Collier Cone, Yapoah Crater, and Four In One Cone are other prominent features seen from this trail that are not on the usual visual menu for residents of Sisters. My hiking companion, who has backpacked all of Oregon's PCT (and more), remarked that this area has the best scenery of all.

Having started at an elevation of about 4,800 feet, this hike tops out at 6,320 feet before descending into a huge, gorgeous meadow, where the trail joins up with the PCT. This area is a real wildflower hot spot in the summer, although the flowers are long gone by this time of the year. In fact, even last month, we noticed that the colors in the meadow were already changing to fall hues. Since then, the mountains have already picked up some new snow; but hiking should remain feasible in this area for a little longer.

A small seasonal stream in the meadow was dry, but the spot was still a nice place for a lunch break. Although the total elevation gain is a little over 1,500 feet, the grade is most often fairly gradual, making this a very pleasant 10-mile round trip that is well worth the effort. The scenery is unsurpassed.

To enjoy this hike, take the McKenzie Pass Highway (242) west from Sisters. From the pass summit, continue west for another 5.6 miles and turn right (west) at the Scott Lake turnoff. There is a sign advising of the approaching turn, but there is an intervening turnoff, as well; so wait until you are abreast of the brown Scott Lake sign before turning off. Once off the highway, the Scott Trail parking lot is the next immediate right.
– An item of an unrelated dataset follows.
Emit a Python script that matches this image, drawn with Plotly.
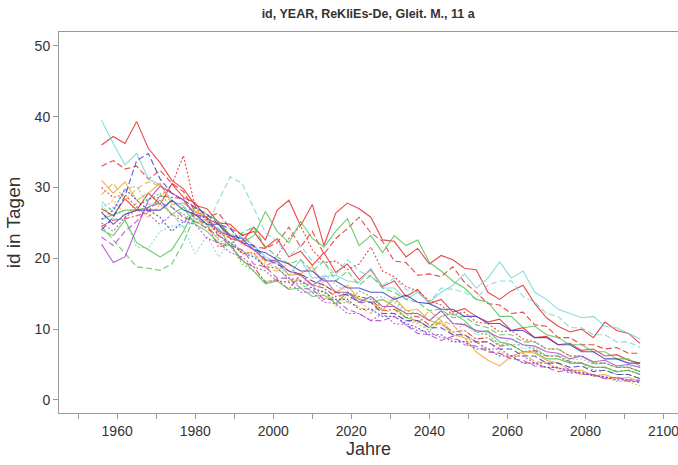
import plotly.graph_objects as go

years = [1956, 1959, 1962, 1965, 1968, 1971, 1974, 1977, 1980, 1983, 1986, 1989, 1992, 1995, 1998,
         2001, 2004, 2007, 2010, 2013, 2016, 2019, 2022, 2025, 2028, 2031, 2034, 2037, 2040, 2043,
         2046, 2049, 2052, 2055, 2058, 2061, 2064, 2067, 2070, 2073, 2076, 2079, 2082, 2085, 2088,
         2091, 2094]

red_1 = [36.0, 37.2, 36.2, 39.3, 35.5, 33.5, 31.0, 29.8, 27.5, 27.0, 25.0, 24.8, 23.2, 23.8, 21.5, 22.8, 20.2, 21.0, 19.0, 20.8, 18.0, 19.2, 17.0, 18.4, 16.0, 16.8, 14.6, 15.6, 13.6, 14.2, 12.4, 12.9, 11.8, 11.0, 11.4, 9.8, 10.2, 8.8, 9.0, 7.8, 8.0, 7.0, 7.2, 6.2, 6.4, 5.6, 5.2]
red_2 = [27.0, 26.0, 28.4, 26.8, 29.2, 27.6, 30.5, 28.6, 27.8, 25.6, 24.8, 22.8, 22.4, 24.4, 22.6, 26.8, 28.2, 24.6, 27.6, 21.8, 26.4, 27.8, 27.0, 25.8, 22.6, 22.4, 20.2, 21.4, 19.2, 20.4, 19.8, 18.6, 18.4, 15.2, 14.2, 15.4, 16.2, 13.6, 11.6, 10.4, 9.6, 10.0, 8.8, 11.0, 9.8, 9.4, 8.0]
red_3 = [33.0, 33.8, 32.6, 33.0, 31.2, 32.4, 30.6, 29.4, 26.6, 25.8, 26.4, 24.2, 23.4, 21.6, 21.4, 22.2, 24.4, 21.6, 23.8, 20.6, 22.8, 24.2, 25.8, 23.6, 22.4, 19.6, 19.4, 17.6, 17.8, 17.4, 18.8, 16.6, 15.2, 13.6, 13.4, 12.2, 12.4, 10.6, 10.4, 8.8, 8.8, 7.8, 7.8, 7.2, 7.4, 6.6, 6.6]
red_4 = [30.0, 28.6, 29.0, 27.2, 28.4, 28.6, 30.4, 34.5, 27.2, 25.4, 23.6, 22.8, 20.6, 20.8, 18.6, 20.4, 22.8, 24.6, 21.2, 19.4, 19.6, 18.4, 19.2, 21.6, 18.2, 17.4, 16.0, 15.4, 14.0, 13.4, 12.0, 12.4, 11.0, 10.8, 9.6, 9.8, 8.6, 8.2, 7.2, 7.2, 6.2, 6.2, 5.2, 5.2, 4.6, 4.6, 4.0]
red_5 = [24.5, 25.4, 25.6, 26.0, 26.6, 28.8, 28.6, 28.4, 25.6, 24.8, 21.6, 22.0, 19.6, 18.8, 16.6, 17.0, 15.6, 17.8, 16.2, 15.8, 14.6, 15.0, 14.6, 14.2, 12.6, 12.8, 11.6, 11.8, 10.6, 10.8, 9.6, 9.8, 8.6, 8.8, 7.6, 7.8, 6.8, 7.0, 6.2, 6.2, 5.4, 5.2, 4.6, 4.6, 4.0, 4.2, 3.6]
cyan_1 = [39.5, 36.2, 33.2, 34.8, 31.2, 30.4, 28.2, 27.4, 25.6, 25.4, 24.0, 23.4, 23.0, 21.8, 20.2, 19.4, 17.6, 19.8, 17.2, 17.4, 17.6, 16.8, 16.6, 18.6, 15.8, 15.8, 14.2, 15.2, 13.8, 15.2, 16.2, 17.8, 15.8, 17.2, 19.5, 17.2, 18.2, 15.2, 14.2, 12.8, 12.2, 11.6, 11.8, 10.4, 10.2, 9.4, 8.6]
cyan_2 = [28.0, 26.6, 29.8, 30.2, 27.6, 27.8, 26.2, 24.4, 25.2, 24.4, 28.2, 31.5, 30.6, 27.2, 23.6, 22.4, 20.2, 21.8, 19.6, 19.4, 17.6, 19.8, 18.2, 17.4, 16.2, 17.2, 15.6, 15.2, 13.8, 15.8, 15.6, 15.2, 14.2, 16.2, 16.8, 16.8, 14.6, 13.8, 12.2, 11.8, 10.2, 10.2, 9.2, 9.2, 8.2, 8.2, 7.4]
cyan_3 = [27.5, 25.6, 25.4, 21.6, 21.4, 23.8, 24.6, 24.4, 20.6, 23.2, 20.2, 22.4, 21.0, 20.4, 19.0, 19.4, 16.6, 16.8, 15.2, 17.8, 16.2, 15.4, 14.2, 14.4, 14.6, 13.8, 12.2, 11.8, 9.6, 11.2, 9.6, 10.8, 9.2, 9.4, 7.6, 8.8, 7.2, 7.4, 6.2, 6.4, 5.6, 5.8, 5.0, 5.2, 4.6, 4.8, 4.0]
green_1 = [24.0, 23.2, 25.4, 22.2, 21.2, 20.2, 21.2, 23.8, 27.2, 26.2, 25.2, 23.2, 22.2, 23.2, 26.6, 23.8, 22.2, 25.2, 22.8, 21.6, 23.8, 25.6, 21.8, 23.2, 20.8, 23.2, 21.8, 22.6, 19.4, 18.2, 16.8, 15.8, 14.2, 13.8, 11.8, 11.8, 10.2, 10.4, 9.2, 8.8, 7.8, 7.8, 6.8, 6.8, 5.8, 5.8, 4.8]
green_2 = [24.5, 22.6, 20.8, 18.8, 18.6, 18.3, 19.2, 22.2, 26.2, 24.8, 24.2, 21.8, 23.6, 24.4, 21.6, 20.2, 19.2, 19.8, 18.2, 19.6, 16.8, 18.2, 16.2, 17.6, 15.8, 15.2, 14.2, 13.8, 12.6, 12.8, 11.6, 11.8, 10.6, 10.2, 9.2, 9.2, 8.2, 8.2, 7.2, 7.2, 6.2, 6.2, 5.2, 5.2, 4.6, 4.6, 4.0]
green_3 = [26.5, 27.2, 25.8, 27.8, 28.2, 29.2, 27.2, 26.2, 25.2, 24.8, 22.6, 21.8, 19.2, 18.2, 16.8, 16.8, 16.6, 16.4, 15.2, 15.4, 13.6, 13.8, 15.4, 14.6, 12.8, 14.2, 12.6, 12.2, 11.2, 12.6, 10.8, 10.8, 9.6, 9.2, 7.8, 7.8, 7.8, 7.2, 6.2, 6.2, 5.2, 5.2, 4.2, 4.2, 3.6, 3.6, 3.0]
green_4 = [25.5, 26.2, 26.8, 26.8, 27.2, 28.2, 26.2, 27.2, 24.8, 23.8, 22.2, 21.8, 19.8, 18.2, 16.4, 16.8, 15.6, 15.8, 14.6, 14.8, 13.6, 15.2, 14.2, 13.8, 14.2, 13.2, 11.6, 11.2, 10.2, 11.8, 12.2, 11.2, 9.6, 9.8, 8.2, 7.8, 6.8, 6.8, 5.8, 5.8, 5.2, 5.2, 4.6, 4.6, 4.0, 4.2, 3.6]
orange_1 = [31.0, 29.2, 30.8, 28.2, 29.2, 30.6, 27.6, 27.8, 26.6, 25.8, 23.6, 23.2, 22.2, 21.2, 19.6, 19.8, 17.6, 17.8, 18.8, 16.2, 15.2, 16.2, 14.2, 13.8, 12.6, 14.6, 12.6, 12.8, 11.2, 10.8, 9.2, 8.8, 6.8, 5.6, 4.8, 6.2, 6.8, 6.6, 5.6, 5.2, 4.2, 4.2, 3.4, 3.6, 3.0, 3.2, 2.6]
orange_2 = [29.0, 30.6, 28.2, 29.8, 30.8, 30.2, 29.2, 28.2, 26.2, 25.2, 23.2, 22.2, 20.8, 20.8, 18.6, 18.2, 19.4, 16.6, 16.2, 14.2, 15.2, 13.8, 13.2, 12.2, 14.2, 13.2, 12.2, 10.8, 12.6, 11.2, 10.6, 8.8, 8.2, 6.8, 6.6, 5.8, 6.6, 5.4, 5.2, 4.4, 4.2, 3.6, 3.6, 3.0, 3.2, 2.6, 2.6]
orange_3 = [27.0, 28.2, 26.2, 27.2, 25.8, 27.6, 26.2, 25.8, 25.8, 24.2, 22.8, 24.6, 21.8, 21.6, 19.2, 18.8, 16.8, 16.8, 16.8, 15.8, 13.2, 14.8, 13.8, 12.8, 12.8, 12.2, 11.2, 10.8, 9.8, 11.2, 9.2, 9.2, 8.2, 8.2, 6.8, 6.2, 5.2, 5.2, 4.6, 4.6, 4.0, 4.2, 3.4, 3.2, 2.6, 2.6, 2.0]
blue_1 = [26.5, 24.8, 26.2, 26.8, 26.8, 26.8, 28.2, 26.8, 26.2, 24.8, 24.8, 23.2, 22.8, 21.2, 20.8, 19.8, 19.2, 18.2, 18.2, 16.8, 16.8, 15.8, 15.8, 15.2, 15.2, 14.2, 14.8, 13.8, 13.6, 12.8, 12.8, 11.8, 11.8, 10.8, 10.8, 9.8, 9.8, 8.8, 8.8, 7.8, 7.8, 6.8, 6.8, 5.8, 5.8, 5.2, 5.2]
blue_2 = [24.0, 25.8, 28.8, 33.8, 34.8, 31.2, 29.2, 28.2, 27.2, 26.2, 24.8, 24.2, 22.2, 21.8, 19.8, 19.2, 18.2, 17.8, 16.8, 16.2, 15.2, 14.8, 13.8, 13.8, 12.2, 12.2, 11.2, 11.2, 10.2, 10.2, 9.2, 9.2, 8.2, 8.2, 7.2, 7.2, 6.2, 6.2, 5.2, 5.2, 4.6, 4.8, 4.0, 4.2, 3.6, 3.6, 3.0]
blue_3 = [25.5, 26.8, 29.8, 28.2, 26.8, 25.8, 23.8, 25.2, 26.2, 25.6, 23.2, 22.2, 20.8, 20.2, 18.8, 18.6, 17.2, 16.8, 15.8, 15.2, 14.2, 14.2, 12.8, 12.8, 11.8, 11.8, 10.8, 10.2, 9.2, 9.2, 8.2, 8.2, 7.2, 7.2, 6.2, 6.2, 5.2, 5.2, 4.6, 4.6, 3.8, 3.9, 3.4, 3.3, 2.8, 2.9, 2.4]
purple_1 = [22.0, 19.4, 20.2, 24.2, 28.2, 30.2, 29.2, 28.2, 26.2, 25.8, 23.8, 23.2, 22.2, 21.2, 19.8, 19.6, 18.2, 17.6, 16.2, 17.2, 15.2, 15.2, 13.8, 14.6, 13.2, 13.2, 12.2, 12.2, 11.2, 12.6, 10.8, 10.6, 9.8, 9.6, 8.8, 8.6, 7.8, 7.6, 6.8, 6.6, 5.8, 6.2, 5.4, 5.6, 4.8, 5.0, 4.6]
purple_2 = [23.0, 21.8, 23.8, 25.2, 27.2, 27.8, 27.2, 25.8, 25.2, 24.2, 23.2, 21.8, 21.2, 19.2, 18.8, 17.2, 17.2, 15.8, 15.6, 14.2, 14.2, 12.8, 12.2, 11.2, 11.2, 11.8, 10.6, 9.4, 9.2, 8.4, 9.0, 7.8, 7.6, 6.8, 6.6, 5.8, 5.6, 4.8, 4.6, 4.0, 4.2, 3.6, 3.6, 3.0, 3.2, 2.8, 2.8]
purple_3 = [25.0, 23.8, 25.8, 26.8, 26.2, 24.8, 26.2, 25.2, 24.8, 22.8, 22.2, 20.8, 20.2, 18.8, 18.2, 16.8, 16.6, 15.2, 15.2, 13.8, 13.6, 12.2, 12.2, 11.2, 12.2, 10.8, 10.6, 9.8, 9.6, 8.8, 8.6, 8.2, 8.2, 7.2, 7.2, 6.2, 6.2, 5.2, 5.2, 4.4, 4.4, 3.8, 3.6, 3.0, 3.2, 2.6, 2.6]

RED, CYAN, GREEN, ORANGE, BLUE, PURPLE = "#e8292a", "#78d6d6", "#55c455", "#f7a42a", "#3c3cc4", "#b246cb"

series = [
    (red_1, RED, "solid"), (red_2, RED, "solid"), (red_3, RED, "6px,3px"), (red_4, RED, "2px,2px"),
    (red_5, RED, "6px,2px,2px,2px"),
    (cyan_1, CYAN, "solid"), (cyan_2, CYAN, "6px,3px"), (cyan_3, CYAN, "2px,2px"),
    (green_1, GREEN, "solid"), (green_2, GREEN, "6px,3px"), (green_3, GREEN, "2px,2px"), (green_4, GREEN, "solid"),
    (orange_1, ORANGE, "solid"), (orange_2, ORANGE, "6px,3px"), (orange_3, ORANGE, "2px,2px"),
    (blue_1, BLUE, "solid"), (blue_2, BLUE, "6px,3px"), (blue_3, BLUE, "2px,2px"),
    (purple_1, PURPLE, "solid"), (purple_2, PURPLE, "6px,3px"), (purple_3, PURPLE, "2px,2px"),
]

fig = go.Figure()
for vals, col, dash in series:
    fig.add_trace(go.Scatter(x=years, y=vals, mode="lines", opacity=0.85,
                             line=dict(color=col, width=1.1, dash=dash), showlegend=False))

axis_col = "#9a9a9a"
font_fam = "Liberation Sans, Arial, sans-serif"
fig.update_layout(
    width=678, height=465,
    margin=dict(l=59, r=0, t=32, b=52),
    paper_bgcolor="white", plot_bgcolor="white",
    font=dict(family=font_fam, color="#333333"),
    title=dict(text="<b>id, YEAR, ReKliEs-De, Gleit. M., 11 a</b>", x=0.543, xanchor="center",
               y=0.97, yanchor="middle", font=dict(size=12.5, color="#333333")),
    xaxis=dict(range=[1945.1, 2103.7], tick0=1960, dtick=20, ticks="outside", ticklen=5,
               tickcolor=axis_col, showline=True, linecolor=axis_col, linewidth=1, mirror=True,
               showgrid=False, zeroline=False, tickfont=dict(size=14, color="#333333"),
               ticklabeloverflow="allow",
               minor=dict(tick0=1950, dtick=10, ticks="outside", ticklen=5, tickcolor=axis_col),
               title=dict(text="Jahre", font=dict(size=18, color="#333333"), standoff=4)),
    yaxis=dict(range=[-1.84, 51.95], tick0=0, dtick=10, ticks="outside", ticklen=5,
               tickcolor=axis_col, showline=True, linecolor=axis_col, linewidth=1,
               showgrid=False, zeroline=False, tickfont=dict(size=14, color="#333333"),
               title=dict(text="id in Tagen", font=dict(size=19, color="#333333"), standoff=8)),
)

fig.write_html("out.html")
I did not see any signs indicating that this is a fee-use area, so a parking pass is not required; and, unlike the Obsidian Trailhead, just another half-mile down the road, no advance reservation, special heavy-use-area permit is required. Almost the entire hike, however, is within the Three Sisters Wilderness boundary, so wilderness permits are required and are free at the trailhead kiosk. Always be properly equipped for wilderness travel, and remember that weather conditions can change rapidly in the mountains - especially at this time of the year.